Sunday, June 17, 2007

Happy Father's Day

Happy Father's Day to Hubby, FIL, Curmudgeon, and UM ... along with all of our friends who are fathers or are going to become fathers.
We have 40-50 people coming to FIL's house this afternoon for a party, most of whom are GF's family whom we've never met. She assures me that they are just as dysfunctional as we are, therefore everyone should get along fine. Should be a hoot. FIL and GF were here for cocktails/dinner last night, and GF and I had mojitos. Yum.
Got some really good fruit at Costco yesterday, and when Hubby returns from errands (and brings me the butter and eggs I thought we had) I will make the pound cake to go with the berries for today. He smoked 18 pounds of pork yesterday, so we should have enough for a small army.
The last classes are done, the "student guide" website is finished, and Eeyore actually decided to pitch in and help with inventory by shelf reading for a couple hours in the afternoon, and holy crap! she actually threw out some ancient books from the stacks. I thought Kanga was going to fall over. I'm hoping to finish inventory Monday, run the reports and be done with it. I'm buying lunch on Tuesday for Beloved Blonde and the staff of the Hundred Acre Woods (sigh...and Eeyore too) as a thank you for all their hard work this year. Aux Delice is going to make money off me on Tuesday! I'm going to bake Monday night though -- something yummy, maybe another pound cake with fruit. I think I'm going to have to do something for Jake's teacher, too. If I get flowers for the lunch on Tues. maybe I'll just send him with some of those.

Monday, June 11, 2007

Commencing Countdown to Commencement

Well, sort of. Two more days of teaching classes. Six more (work) days with kids (only the last one doesn't really count since it's 8th grade graduation and I don't have a seat in the sweatbox for that). 8 more total days until The Boy's done with kindergarten and our Beloved Blonde graduates. 11 more total days until I'm completely done with this year.

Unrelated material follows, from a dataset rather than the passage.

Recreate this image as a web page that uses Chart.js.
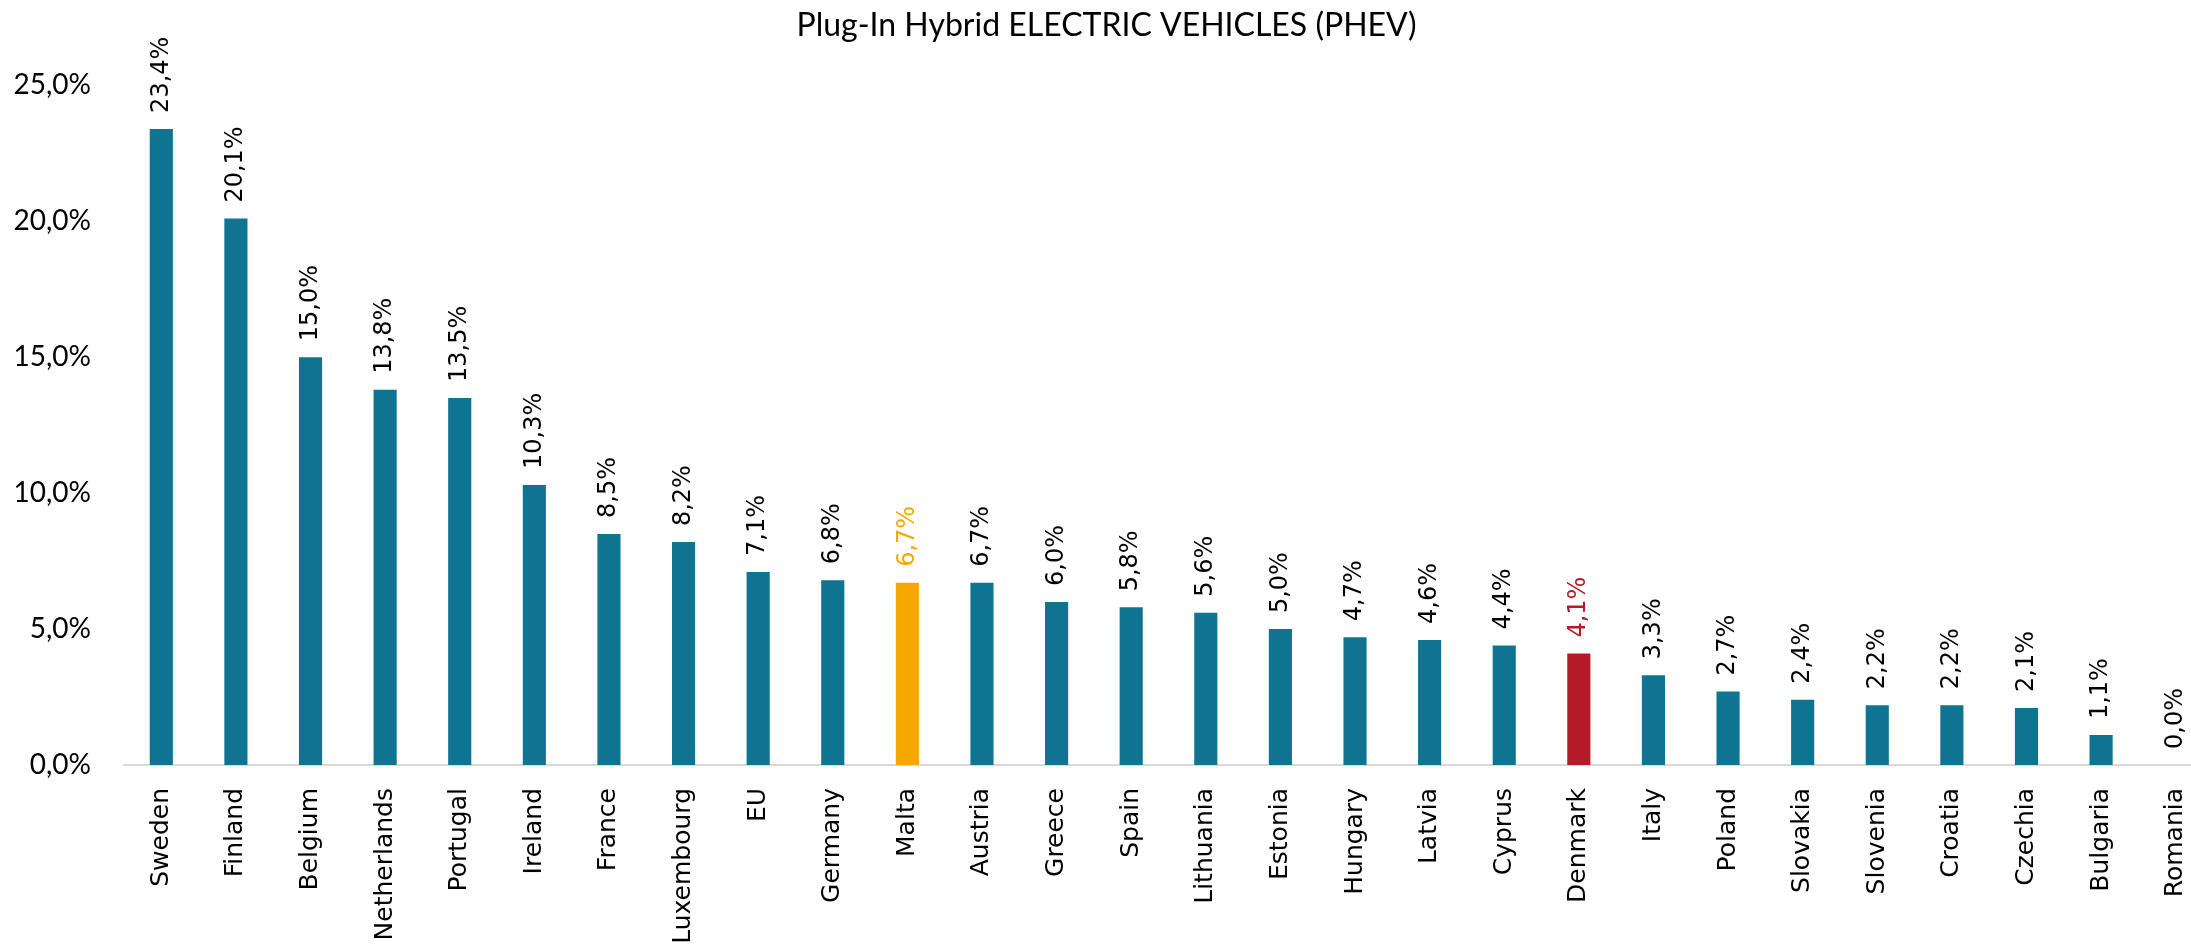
<!DOCTYPE html>
<html>
<head>
<meta charset="utf-8">
<script src="https://cdn.jsdelivr.net/npm/chart.js@4"></script>
<style>
  html, body { margin: 0; padding: 0; background: #fff; overflow: hidden; }
  #phevChart { display: block; }
</style>
</head>
<body>
<canvas id="phevChart" width="2213" height="946"></canvas>
<script>
const countries = ['Sweden', 'Finland', 'Belgium', 'Netherlands', 'Portugal', 'Ireland', 'France',
    'Luxembourg', 'EU', 'Germany', 'Malta', 'Austria', 'Greece', 'Spain', 'Lithuania', 'Estonia',
    'Hungary', 'Latvia', 'Cyprus', 'Denmark', 'Italy', 'Poland', 'Slovakia', 'Slovenia', 'Croatia',
    'Czechia', 'Bulgaria', 'Romania'];
const phevShare = [23.4, 20.1, 15.0, 13.8, 13.5, 10.3, 8.5, 8.2, 7.1, 6.8, 6.7, 6.7, 6.0, 5.8, 5.6,
    5.0, 4.7, 4.6, 4.4, 4.1, 3.3, 2.7, 2.4, 2.2, 2.2, 2.1, 1.1, 0.0];
const yTicks = [0, 5, 10, 15, 20, 25];

const baseColor = '#0E7491';
const highlight = { 'Malta': '#F6A800', 'Denmark': '#B31B29' };

const fmt = v => v.toFixed(1).replace('.', ',') + '%';
const barColor = c => highlight[c] || baseColor;
const labelColor = c => highlight[c] || '#000';

// value labels rotated above each bar
const barLabels = {
    id: 'barLabels',
    afterDatasetsDraw(chart) {
        const ctx = chart.ctx;
        const meta = chart.getDatasetMeta(0);
        ctx.save();
        ctx.font = '24px "DejaVu Sans"';
        ctx.textAlign = 'left';
        ctx.textBaseline = 'middle';
        meta.data.forEach((bar, i) => {
            ctx.save();
            ctx.translate(bar.x, bar.y - 16);
            ctx.rotate(-Math.PI / 2);
            ctx.fillStyle = labelColor(countries[i]);
            ctx.fillText(fmt(phevShare[i]), 0, 0);
            ctx.restore();
        });
        ctx.restore();
    }
};

const config = {
    type: 'bar',
    data: {
        labels: countries,
        datasets: [{
            data: phevShare,
            backgroundColor: countries.map(barColor),
            categoryPercentage: 1,
            barPercentage: 0.31
        }]
    },
    options: {
        responsive: false,
        animation: false,
        layout: { padding: 0 },
        plugins: {
            legend: { display: false },
            tooltip: { enabled: false },
            title: {
                display: true,
                text: 'Plug-In Hybrid ELECTRIC VEHICLES (PHEV)',
                color: '#000',
                font: { family: 'Lato', size: 32, weight: 'normal' },
                padding: { top: 6, bottom: 41 }
            }
        },
        scales: {
            x: {
                grid: { display: false, drawTicks: false },
                border: { display: true, color: '#d9d9d9', width: 2 },
                ticks: {
                    color: '#000',
                    font: { family: 'DejaVu Sans', size: 25 },
                    minRotation: 90,
                    maxRotation: 90,
                    autoSkip: false,
                    padding: 23
                },
                afterFit(scale) {
                    scale.height = 181;
                    scale.paddingLeft = 0;
                    scale.paddingRight = 0;
                }
            },
            y: {
                min: 0,
                max: 25,
                grid: { display: false, drawTicks: false },
                border: { display: false },
                afterBuildTicks(scale) { scale.ticks = yTicks.map(v => ({ value: v })); },
                ticks: {
                    color: '#000',
                    font: { family: 'Lato', size: 28 },
                    padding: 33,
                    callback: v => fmt(v)
                },
                afterFit(scale) { scale.width = 124; }
            }
        }
    },
    plugins: [barLabels]
};

const phevChart = new Chart(document.getElementById('phevChart'), config);
</script>
</body>
</html>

6 more days until UM's first official divorce hearing. I am more and more relieved that I had the sense to force my hubby to change the child custody arrangements outlined in our wills the summer the Drama Queen was born. It was an offer he couldn't refuse -- after "The Incident" either UM could be the godfather in church (which he had already announced to everyone) OR they could be the custodians in the will -- but not both. Hubby chose the save face option and let his brother stand up in church as godfather. And the wills were quietly changed to Mame and Wome as custodians. Being no connosseiuer of divorce proceedings, I have no idea what exactly will go on at this hearing, but perhaps they will have better boundaries to function in and there will be less taking advantage. I don't think the amount of asshole behavior will cease ... not for a long time,, or at least until the Murphinator does some serious growing up. As in "you have been demanding this be over for two years, you don't have a lot of right to be mad that it's now ending."

Bookfair was all right -- not spectacular, but workable. Shelf reading and inventory are the next big projects (along with finalizing the bookfair accounting and numbers).